Plotting code records
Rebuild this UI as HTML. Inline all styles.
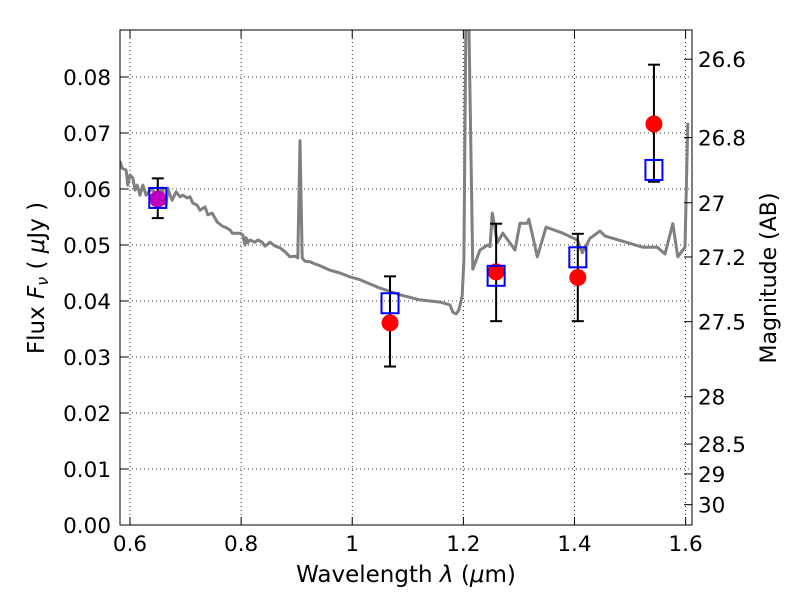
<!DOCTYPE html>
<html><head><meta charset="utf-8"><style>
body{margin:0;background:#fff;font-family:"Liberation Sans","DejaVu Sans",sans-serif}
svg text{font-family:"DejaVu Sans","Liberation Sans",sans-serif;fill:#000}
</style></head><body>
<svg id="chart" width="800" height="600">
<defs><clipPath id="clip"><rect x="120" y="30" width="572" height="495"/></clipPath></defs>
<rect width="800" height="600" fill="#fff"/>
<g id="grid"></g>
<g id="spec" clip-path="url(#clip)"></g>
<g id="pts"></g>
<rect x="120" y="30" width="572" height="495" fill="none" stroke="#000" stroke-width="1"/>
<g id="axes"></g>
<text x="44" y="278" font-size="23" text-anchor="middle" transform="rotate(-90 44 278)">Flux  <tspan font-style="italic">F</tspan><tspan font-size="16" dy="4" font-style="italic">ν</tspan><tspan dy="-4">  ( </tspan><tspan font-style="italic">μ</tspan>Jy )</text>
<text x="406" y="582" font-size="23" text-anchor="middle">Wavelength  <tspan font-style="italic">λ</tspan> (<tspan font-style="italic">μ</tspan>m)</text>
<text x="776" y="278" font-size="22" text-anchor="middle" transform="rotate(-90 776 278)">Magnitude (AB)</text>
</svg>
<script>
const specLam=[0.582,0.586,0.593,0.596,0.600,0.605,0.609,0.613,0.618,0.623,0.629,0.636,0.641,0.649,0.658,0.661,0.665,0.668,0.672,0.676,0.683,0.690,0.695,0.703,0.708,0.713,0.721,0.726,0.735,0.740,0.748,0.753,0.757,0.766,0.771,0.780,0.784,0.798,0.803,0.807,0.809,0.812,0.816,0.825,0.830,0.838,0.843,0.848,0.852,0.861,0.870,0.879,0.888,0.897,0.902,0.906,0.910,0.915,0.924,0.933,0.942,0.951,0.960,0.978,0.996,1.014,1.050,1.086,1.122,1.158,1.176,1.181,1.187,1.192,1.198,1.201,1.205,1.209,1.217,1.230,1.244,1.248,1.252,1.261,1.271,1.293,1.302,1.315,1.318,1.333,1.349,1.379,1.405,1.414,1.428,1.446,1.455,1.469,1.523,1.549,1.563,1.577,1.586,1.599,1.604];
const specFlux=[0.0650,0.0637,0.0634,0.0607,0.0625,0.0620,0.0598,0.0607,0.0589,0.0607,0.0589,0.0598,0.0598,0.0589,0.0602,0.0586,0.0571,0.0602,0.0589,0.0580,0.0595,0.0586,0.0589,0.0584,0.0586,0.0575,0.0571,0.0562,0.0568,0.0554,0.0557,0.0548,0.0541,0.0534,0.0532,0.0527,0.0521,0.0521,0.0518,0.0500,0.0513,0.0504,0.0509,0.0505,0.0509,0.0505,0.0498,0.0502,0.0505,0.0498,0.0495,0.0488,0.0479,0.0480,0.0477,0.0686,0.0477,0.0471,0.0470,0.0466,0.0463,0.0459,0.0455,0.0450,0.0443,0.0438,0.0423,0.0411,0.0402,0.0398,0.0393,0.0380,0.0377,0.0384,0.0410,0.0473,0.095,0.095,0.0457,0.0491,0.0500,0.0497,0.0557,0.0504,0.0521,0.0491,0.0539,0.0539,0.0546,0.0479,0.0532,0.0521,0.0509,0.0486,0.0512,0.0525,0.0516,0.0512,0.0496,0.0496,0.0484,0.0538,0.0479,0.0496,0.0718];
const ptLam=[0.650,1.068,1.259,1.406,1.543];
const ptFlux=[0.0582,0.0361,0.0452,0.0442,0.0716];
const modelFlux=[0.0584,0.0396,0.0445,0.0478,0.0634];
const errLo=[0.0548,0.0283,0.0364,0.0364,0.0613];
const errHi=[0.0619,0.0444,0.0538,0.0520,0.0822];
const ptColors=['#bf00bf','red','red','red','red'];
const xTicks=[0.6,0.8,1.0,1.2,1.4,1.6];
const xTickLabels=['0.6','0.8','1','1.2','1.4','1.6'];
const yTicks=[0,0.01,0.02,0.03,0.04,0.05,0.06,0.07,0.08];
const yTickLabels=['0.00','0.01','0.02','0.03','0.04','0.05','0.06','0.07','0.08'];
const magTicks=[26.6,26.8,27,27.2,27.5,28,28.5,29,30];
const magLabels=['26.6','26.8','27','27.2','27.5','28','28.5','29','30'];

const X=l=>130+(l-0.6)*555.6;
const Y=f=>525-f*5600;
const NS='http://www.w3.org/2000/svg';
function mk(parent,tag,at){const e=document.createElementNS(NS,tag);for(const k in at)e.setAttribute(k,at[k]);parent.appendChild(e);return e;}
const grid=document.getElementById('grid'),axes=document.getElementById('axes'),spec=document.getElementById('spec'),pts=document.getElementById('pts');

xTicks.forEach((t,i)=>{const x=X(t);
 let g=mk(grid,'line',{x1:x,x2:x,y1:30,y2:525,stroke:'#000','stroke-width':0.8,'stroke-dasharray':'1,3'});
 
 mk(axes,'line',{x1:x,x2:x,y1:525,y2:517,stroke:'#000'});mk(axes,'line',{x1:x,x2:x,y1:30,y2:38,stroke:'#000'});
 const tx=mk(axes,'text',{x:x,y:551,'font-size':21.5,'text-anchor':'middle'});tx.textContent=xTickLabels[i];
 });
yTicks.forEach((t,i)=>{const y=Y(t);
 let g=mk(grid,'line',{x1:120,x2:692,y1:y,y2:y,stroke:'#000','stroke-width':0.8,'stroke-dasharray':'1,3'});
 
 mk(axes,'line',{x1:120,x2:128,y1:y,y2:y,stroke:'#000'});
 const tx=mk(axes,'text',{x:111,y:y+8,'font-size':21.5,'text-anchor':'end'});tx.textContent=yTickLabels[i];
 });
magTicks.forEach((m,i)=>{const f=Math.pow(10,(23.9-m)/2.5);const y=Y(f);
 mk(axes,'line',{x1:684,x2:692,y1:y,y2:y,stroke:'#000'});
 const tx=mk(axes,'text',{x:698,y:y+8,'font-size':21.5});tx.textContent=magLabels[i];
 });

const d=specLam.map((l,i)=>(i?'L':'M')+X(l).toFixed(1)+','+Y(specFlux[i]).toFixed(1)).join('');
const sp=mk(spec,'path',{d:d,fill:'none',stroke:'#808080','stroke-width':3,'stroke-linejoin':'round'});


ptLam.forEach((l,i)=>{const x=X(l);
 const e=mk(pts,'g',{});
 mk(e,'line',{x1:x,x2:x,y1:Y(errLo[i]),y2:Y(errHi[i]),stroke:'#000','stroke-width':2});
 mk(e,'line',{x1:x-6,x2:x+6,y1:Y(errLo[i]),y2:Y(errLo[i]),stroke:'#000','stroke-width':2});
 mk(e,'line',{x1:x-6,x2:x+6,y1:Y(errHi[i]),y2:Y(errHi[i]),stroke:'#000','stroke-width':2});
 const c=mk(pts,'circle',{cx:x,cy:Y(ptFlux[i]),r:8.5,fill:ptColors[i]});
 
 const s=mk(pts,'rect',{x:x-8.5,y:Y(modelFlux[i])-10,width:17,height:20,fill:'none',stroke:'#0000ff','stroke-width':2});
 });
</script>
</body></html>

* * *

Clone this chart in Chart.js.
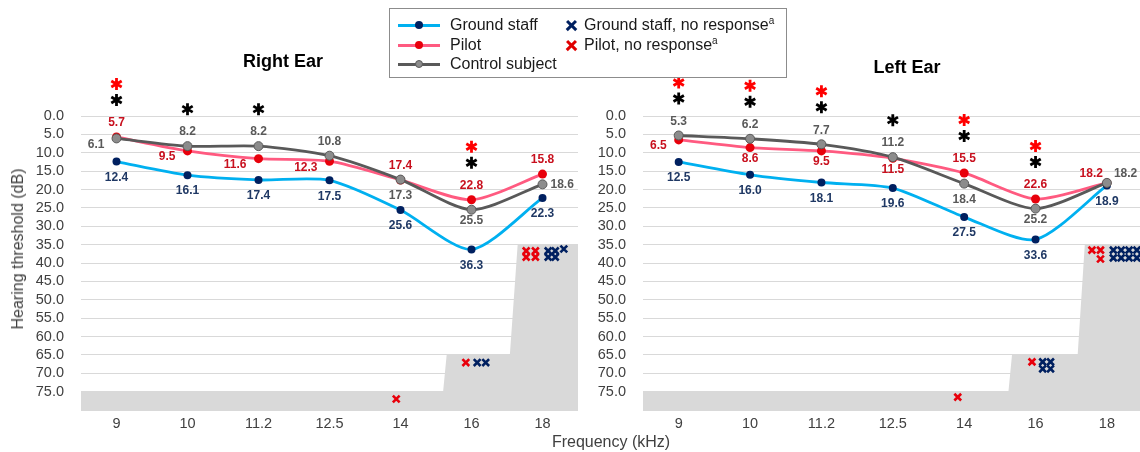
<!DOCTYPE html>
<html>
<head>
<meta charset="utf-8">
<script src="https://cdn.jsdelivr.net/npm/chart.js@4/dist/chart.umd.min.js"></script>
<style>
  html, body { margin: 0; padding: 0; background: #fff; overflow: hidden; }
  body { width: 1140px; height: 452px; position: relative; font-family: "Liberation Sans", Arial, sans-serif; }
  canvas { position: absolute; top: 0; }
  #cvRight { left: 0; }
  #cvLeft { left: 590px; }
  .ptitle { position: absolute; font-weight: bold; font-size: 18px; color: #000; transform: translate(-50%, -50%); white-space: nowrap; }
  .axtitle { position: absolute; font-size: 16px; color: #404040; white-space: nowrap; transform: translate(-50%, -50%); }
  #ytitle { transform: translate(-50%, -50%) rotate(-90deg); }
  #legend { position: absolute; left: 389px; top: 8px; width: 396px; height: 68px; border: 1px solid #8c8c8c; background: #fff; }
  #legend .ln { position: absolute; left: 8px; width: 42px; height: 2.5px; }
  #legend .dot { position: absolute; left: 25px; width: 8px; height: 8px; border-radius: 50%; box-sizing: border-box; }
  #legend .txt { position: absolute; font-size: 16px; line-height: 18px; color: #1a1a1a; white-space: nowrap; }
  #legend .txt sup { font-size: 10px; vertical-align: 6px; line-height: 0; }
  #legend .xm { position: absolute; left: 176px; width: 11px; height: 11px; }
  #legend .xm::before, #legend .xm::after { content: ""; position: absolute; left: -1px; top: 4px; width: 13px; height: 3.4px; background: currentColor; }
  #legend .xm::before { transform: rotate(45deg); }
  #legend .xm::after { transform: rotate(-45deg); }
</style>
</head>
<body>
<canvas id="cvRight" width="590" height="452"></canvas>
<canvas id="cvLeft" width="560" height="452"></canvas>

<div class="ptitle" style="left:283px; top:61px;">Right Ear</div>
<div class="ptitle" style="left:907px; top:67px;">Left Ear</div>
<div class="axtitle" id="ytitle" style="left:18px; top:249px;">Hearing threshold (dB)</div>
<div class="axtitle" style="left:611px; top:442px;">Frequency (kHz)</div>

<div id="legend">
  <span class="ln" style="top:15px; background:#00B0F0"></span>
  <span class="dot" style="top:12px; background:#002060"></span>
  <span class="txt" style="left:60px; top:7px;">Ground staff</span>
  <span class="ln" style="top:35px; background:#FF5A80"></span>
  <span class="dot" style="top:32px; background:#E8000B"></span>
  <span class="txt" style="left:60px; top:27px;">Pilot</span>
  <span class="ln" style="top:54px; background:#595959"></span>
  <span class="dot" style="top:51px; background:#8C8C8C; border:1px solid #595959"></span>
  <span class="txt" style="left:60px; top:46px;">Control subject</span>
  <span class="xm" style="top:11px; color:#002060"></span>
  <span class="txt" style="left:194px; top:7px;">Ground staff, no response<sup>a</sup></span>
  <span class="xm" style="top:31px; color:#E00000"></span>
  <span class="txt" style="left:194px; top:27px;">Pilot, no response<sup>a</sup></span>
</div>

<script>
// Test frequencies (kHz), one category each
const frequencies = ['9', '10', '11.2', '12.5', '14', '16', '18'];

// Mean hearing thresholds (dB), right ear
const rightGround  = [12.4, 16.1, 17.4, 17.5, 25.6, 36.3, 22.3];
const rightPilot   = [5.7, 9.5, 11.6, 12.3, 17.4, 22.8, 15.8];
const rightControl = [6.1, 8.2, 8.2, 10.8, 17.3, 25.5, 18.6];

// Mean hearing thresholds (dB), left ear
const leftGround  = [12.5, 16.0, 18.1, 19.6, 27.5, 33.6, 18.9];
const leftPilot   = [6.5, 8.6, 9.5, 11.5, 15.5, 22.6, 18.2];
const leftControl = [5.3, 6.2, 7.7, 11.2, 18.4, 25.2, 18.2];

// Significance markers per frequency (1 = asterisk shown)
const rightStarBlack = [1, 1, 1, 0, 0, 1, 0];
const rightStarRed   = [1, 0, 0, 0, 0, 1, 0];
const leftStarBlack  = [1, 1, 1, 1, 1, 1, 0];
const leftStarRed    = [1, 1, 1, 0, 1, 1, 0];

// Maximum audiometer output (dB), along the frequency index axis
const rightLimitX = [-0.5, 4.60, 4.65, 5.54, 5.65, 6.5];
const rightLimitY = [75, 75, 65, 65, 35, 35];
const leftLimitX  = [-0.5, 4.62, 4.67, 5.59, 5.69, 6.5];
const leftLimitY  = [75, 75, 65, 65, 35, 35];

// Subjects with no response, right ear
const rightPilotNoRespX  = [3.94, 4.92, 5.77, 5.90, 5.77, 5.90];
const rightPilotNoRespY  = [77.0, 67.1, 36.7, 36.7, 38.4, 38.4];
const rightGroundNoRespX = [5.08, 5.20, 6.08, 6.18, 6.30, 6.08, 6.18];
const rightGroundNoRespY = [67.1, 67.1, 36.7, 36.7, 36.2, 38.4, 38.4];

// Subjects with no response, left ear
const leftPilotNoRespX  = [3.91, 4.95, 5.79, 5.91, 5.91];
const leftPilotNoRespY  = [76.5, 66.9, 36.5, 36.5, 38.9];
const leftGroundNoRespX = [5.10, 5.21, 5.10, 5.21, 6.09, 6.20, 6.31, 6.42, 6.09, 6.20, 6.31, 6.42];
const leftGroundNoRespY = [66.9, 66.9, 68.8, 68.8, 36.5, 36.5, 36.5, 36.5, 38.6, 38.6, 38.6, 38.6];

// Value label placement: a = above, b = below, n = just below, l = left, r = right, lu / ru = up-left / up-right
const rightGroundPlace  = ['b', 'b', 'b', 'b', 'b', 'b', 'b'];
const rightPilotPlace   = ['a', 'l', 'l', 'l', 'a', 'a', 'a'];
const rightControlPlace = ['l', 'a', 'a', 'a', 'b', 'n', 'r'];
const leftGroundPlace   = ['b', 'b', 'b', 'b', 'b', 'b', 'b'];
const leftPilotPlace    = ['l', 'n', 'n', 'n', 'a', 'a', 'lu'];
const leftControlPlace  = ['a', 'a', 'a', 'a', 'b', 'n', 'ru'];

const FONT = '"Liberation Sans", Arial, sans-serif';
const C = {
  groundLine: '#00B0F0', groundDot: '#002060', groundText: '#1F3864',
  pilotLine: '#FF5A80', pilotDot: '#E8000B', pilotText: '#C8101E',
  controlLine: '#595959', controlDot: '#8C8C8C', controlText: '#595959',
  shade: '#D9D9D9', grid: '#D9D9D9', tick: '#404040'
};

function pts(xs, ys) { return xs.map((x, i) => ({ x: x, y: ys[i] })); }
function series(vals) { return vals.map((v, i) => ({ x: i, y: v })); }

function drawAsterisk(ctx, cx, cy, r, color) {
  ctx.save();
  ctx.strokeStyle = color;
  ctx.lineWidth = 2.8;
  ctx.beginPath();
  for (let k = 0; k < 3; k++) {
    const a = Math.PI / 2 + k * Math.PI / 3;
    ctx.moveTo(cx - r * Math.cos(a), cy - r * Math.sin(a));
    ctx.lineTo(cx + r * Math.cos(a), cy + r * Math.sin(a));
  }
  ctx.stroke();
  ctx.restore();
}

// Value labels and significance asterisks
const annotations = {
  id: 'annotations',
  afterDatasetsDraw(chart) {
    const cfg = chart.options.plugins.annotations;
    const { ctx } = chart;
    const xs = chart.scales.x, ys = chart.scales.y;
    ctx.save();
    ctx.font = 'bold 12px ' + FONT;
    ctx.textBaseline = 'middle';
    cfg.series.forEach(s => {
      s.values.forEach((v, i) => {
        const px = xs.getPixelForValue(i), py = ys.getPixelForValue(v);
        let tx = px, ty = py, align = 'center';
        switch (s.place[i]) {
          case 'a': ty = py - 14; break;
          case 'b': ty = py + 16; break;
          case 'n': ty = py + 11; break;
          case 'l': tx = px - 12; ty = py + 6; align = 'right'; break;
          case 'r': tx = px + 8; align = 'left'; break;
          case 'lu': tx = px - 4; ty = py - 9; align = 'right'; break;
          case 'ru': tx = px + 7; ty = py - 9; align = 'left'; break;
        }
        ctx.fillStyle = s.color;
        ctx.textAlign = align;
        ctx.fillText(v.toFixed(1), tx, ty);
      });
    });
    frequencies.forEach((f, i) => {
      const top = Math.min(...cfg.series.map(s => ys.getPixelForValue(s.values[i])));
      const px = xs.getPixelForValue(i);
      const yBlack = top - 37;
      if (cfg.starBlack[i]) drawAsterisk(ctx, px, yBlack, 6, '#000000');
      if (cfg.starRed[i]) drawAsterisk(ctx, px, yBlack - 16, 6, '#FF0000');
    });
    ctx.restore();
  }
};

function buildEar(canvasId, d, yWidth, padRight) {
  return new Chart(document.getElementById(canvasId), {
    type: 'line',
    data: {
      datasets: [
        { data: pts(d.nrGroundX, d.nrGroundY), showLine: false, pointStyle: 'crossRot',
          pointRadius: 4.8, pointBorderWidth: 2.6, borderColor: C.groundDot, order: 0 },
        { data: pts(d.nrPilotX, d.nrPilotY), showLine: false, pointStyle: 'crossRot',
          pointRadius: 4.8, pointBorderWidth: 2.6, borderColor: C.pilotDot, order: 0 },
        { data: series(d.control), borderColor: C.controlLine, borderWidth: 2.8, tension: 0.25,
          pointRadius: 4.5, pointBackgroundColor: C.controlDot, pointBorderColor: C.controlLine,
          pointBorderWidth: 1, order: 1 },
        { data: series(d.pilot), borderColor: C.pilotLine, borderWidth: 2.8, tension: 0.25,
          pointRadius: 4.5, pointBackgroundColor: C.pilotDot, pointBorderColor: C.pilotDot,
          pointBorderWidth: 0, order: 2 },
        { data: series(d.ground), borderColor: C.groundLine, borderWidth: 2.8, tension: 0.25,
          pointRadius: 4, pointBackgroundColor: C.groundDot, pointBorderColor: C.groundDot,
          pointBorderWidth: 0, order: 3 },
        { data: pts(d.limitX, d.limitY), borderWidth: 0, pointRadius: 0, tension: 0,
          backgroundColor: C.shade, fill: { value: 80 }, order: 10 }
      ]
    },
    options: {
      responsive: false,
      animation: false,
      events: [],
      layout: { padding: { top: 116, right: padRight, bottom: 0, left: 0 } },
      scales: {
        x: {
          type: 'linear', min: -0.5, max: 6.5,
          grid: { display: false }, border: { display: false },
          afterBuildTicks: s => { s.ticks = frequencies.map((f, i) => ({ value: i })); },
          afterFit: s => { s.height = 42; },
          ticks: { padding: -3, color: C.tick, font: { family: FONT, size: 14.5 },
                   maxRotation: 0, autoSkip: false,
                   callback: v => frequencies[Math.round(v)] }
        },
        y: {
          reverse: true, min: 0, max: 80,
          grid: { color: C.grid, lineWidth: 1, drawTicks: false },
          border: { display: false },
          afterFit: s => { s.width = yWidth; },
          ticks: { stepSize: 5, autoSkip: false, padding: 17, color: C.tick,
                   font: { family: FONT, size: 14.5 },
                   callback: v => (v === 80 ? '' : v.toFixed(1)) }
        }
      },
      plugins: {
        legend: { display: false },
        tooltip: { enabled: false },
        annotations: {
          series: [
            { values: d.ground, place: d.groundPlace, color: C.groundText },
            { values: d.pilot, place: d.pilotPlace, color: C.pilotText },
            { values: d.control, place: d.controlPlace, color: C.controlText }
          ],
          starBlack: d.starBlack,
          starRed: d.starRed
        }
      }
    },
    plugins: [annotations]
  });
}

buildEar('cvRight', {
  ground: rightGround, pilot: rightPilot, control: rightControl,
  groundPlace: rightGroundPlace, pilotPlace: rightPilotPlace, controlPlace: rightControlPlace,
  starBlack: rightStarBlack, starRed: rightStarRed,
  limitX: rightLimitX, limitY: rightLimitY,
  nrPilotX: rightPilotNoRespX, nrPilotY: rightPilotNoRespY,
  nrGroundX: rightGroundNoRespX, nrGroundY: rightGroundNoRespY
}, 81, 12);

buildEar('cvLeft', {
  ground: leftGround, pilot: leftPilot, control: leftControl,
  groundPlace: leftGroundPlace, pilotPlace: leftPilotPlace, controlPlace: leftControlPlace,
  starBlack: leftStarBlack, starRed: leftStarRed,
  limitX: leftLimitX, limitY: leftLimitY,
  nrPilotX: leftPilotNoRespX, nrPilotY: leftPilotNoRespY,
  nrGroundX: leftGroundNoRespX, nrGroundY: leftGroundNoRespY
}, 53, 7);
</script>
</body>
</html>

• _Work instructions_
Copy each line above where the string "this" occurs.

• _Finished task_
Rebuild this UI as HTML. Inline all styles.
Clone this chart in Chart.js.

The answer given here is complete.